Permafrost on Audie award shortlist

I'm delighted to learn that Permafrost, my Tor novella from 2019, is on the science fiction shortlist for this year's Audie Awards, as hosted by the Audio Publisher's Association. I am very grateful to all at Tor and Macmillan Audio who helped see this book out into the world, with particular thanks to Ruoxi Chen, Caro Penny.
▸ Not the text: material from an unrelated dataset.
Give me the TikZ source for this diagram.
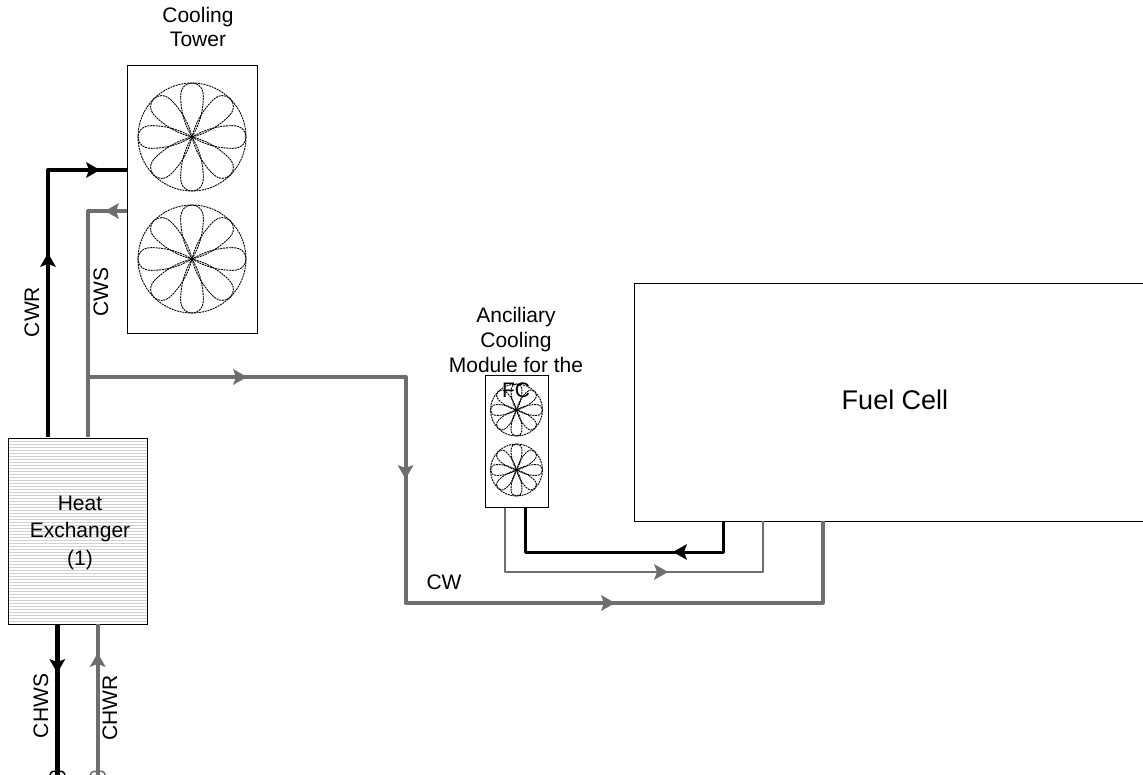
\documentclass[tikz,border=0pt]{standalone}
\usepackage{fontspec}
\setmainfont{Liberation Sans}
\usetikzlibrary{positioning,patterns}
\definecolor{pipegray}{RGB}{110,110,110}
\newcommand{\fan}[3]{
  \draw[fanline] (#1,#2) circle (#3);
  \foreach \a in {0,45,...,315} {
    \draw[fanline, shift={(#1,#2)}, rotate=\a, scale=#3]
      (0,0) .. controls (.2,.12) and (.45,.21) .. (.75,.21)
      .. controls (.92,.21) and (1,.11) .. (1,0)
      .. controls (1,-.11) and (.92,-.21) .. (.75,-.21)
      .. controls (.45,-.21) and (.2,-.12) .. (0,0);
  }
}
\tikzset{
box/.style={draw, line width=1pt, inner sep=0pt, align=center},
lbl/.style={align=center, font=\fontsize{21}{25}\selectfont},
fanline/.style={line width=.9pt, dash pattern=on 2pt off .8pt},
thick pipe/.style={line width=4.5pt, line join=round},
mid pipe/.style={line width=4pt, line join=round, pipegray}
}
\begin{document}
\begin{tikzpicture}[x=1pt,y=-1pt]
\useasboundingbox (0,0) rectangle (1143,775);
% equipment
\node[box, minimum width=129.5pt, minimum height=268pt] (tower) at (192.5,200) {};
\node[box, minimum width=139pt, minimum height=186pt, pattern=horizontal lines, pattern color=black!18] (hx) at (77.5,531) {};
\node[lbl, font=\fontsize{21}{27.5}\selectfont] (hxtext) at (80,532.5) {Heat\\Exchanger\\(1)};
\node[box, minimum width=63pt, minimum height=131pt] (acm) at (516.5,441.5) {};
\node[box, minimum width=520pt, minimum height=238pt, anchor=north west] (fc) at (634,283) {};
\node[font=\fontsize{27}{30}\selectfont] (fctext) at (895,400) {Fuel Cell};
\fan{192}{137}{54}
\fan{192}{259}{54}
\fan{516.5}{410}{26}
\fan{516.5}{470}{26}
\node[lbl, font=\fontsize{21}{24}\selectfont] (towertext) at (198,27) {Cooling\\Tower};
\node[lbl] (acmtext) at (516,352.5) {Anciliary\\Cooling\\Module for the\\FC};
% cooling water
\coordinate (cwr0) at (48,437);
\coordinate (cwr1) at (48,170);
\coordinate (cwr2) at (127,170);
\coordinate (cws0) at (88,437);
\coordinate (cws1) at (88,211);
\coordinate (cws2) at (127,211);
\coordinate (cw0) at (88,377);
\coordinate (cw1) at (405.5,377);
\coordinate (cw2) at (405.5,603);
\coordinate (cw3) at (822.5,603);
\coordinate (cw4) at (822.5,521);
\draw[thick pipe] (cwr0) -- (cwr1) -- (cwr2);
\draw[mid pipe] (cws0) -- (cws1) -- (cws2);
\draw[mid pipe] (cw0) -- (cw1) -- (cw2) -- (cw3) -- (cw4);
% chilled water
\coordinate (chws0) at (57.3,624);
\coordinate (chws1) at (57.3,775);
\coordinate (chwr0) at (97.7,624);
\coordinate (chwr1) at (97.7,775);
\draw[thick pipe] (chws0) -- (chws1);
\draw[mid pipe] (chwr0) -- (chwr1);
% fuel cell loop
\coordinate (a0) at (525,508);
\coordinate (a1) at (525,552);
\coordinate (a2) at (723.5,552);
\coordinate (a3) at (723.5,521);
\coordinate (b0) at (505,508);
\coordinate (b1) at (505,572);
\coordinate (b2) at (763,572);
\coordinate (b3) at (763,521);
\draw[line width=3pt, line join=round] (a0) -- (a1) -- (a2) -- (a3);
\draw[line width=2.3pt, pipegray, line join=round] (b0) -- (b1) -- (b2) -- (b3);
% arrow heads
\foreach \x/\y/\c/\d in {93/170/black/0, 112/211/pipegray/180, 48/260/black/90, 240/377/pipegray/0,
  405.5/472/pipegray/-90, 608/603/pipegray/0, 680/552/black/180, 661/572/pipegray/0,
  57.3/666/black/-90, 97.7/660/pipegray/90} {
  \fill[\c, shift={(\x,\y)}, rotate=\d] (-7,8) -- (7,0) -- (-7,-8) -- (-4,0) -- cycle;
}
% labels
\node[lbl, rotate=90] (cwrtext) at (32,312) {CWR};
\node[lbl, rotate=90] (cwstext) at (101,292) {CWS};
\node[lbl, rotate=90] (chwstext) at (41,706) {CHWS};
\node[lbl, rotate=90] (chwrtext) at (110,708) {CHWR};
\node[lbl] (cwtext) at (444,582) {CW};
% break marks
\draw[line width=1.5pt] (50,775) .. controls (51,771) and (54,770) .. (57.3,773) .. controls (60,770) and (64,771) .. (65,775);
\draw[line width=1.5pt, pipegray] (90.4,775) .. controls (91.4,771) and (94.4,770) .. (97.7,773) .. controls (100.4,770) and (104.4,771) .. (105.4,775);
\end{tikzpicture}
\end{document}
Mordicai Knode, Jonathan Strahan and Natasha Soudek.


Here are the finalists:

Emergency Skin by N.K. Jemisin, narrated by Jason Isaacs, published by Brilliance Publishing

Hollow Kingdom by Kira Jane Buxton, narrated by Robert Petkoff, published by Hachette Audio

The Last Astronaut by David Wellington, narrated by Megan Tusing, published by Hachette Audio

The Lesson by Cadwell Turnbull, narrated by Ron Butler and Janina Edwards, published by Blackstone Publishing

Permafrost by Alastair Reynolds, narrated by Natasha Soudek, published by Macmillan Audio

It's fine company and best of luck of all involved. The winning title will be announced in New York on March 2nd. I won't be there, as I've got a prior commitment involving a 10K run - well, that's my excuse, anyway.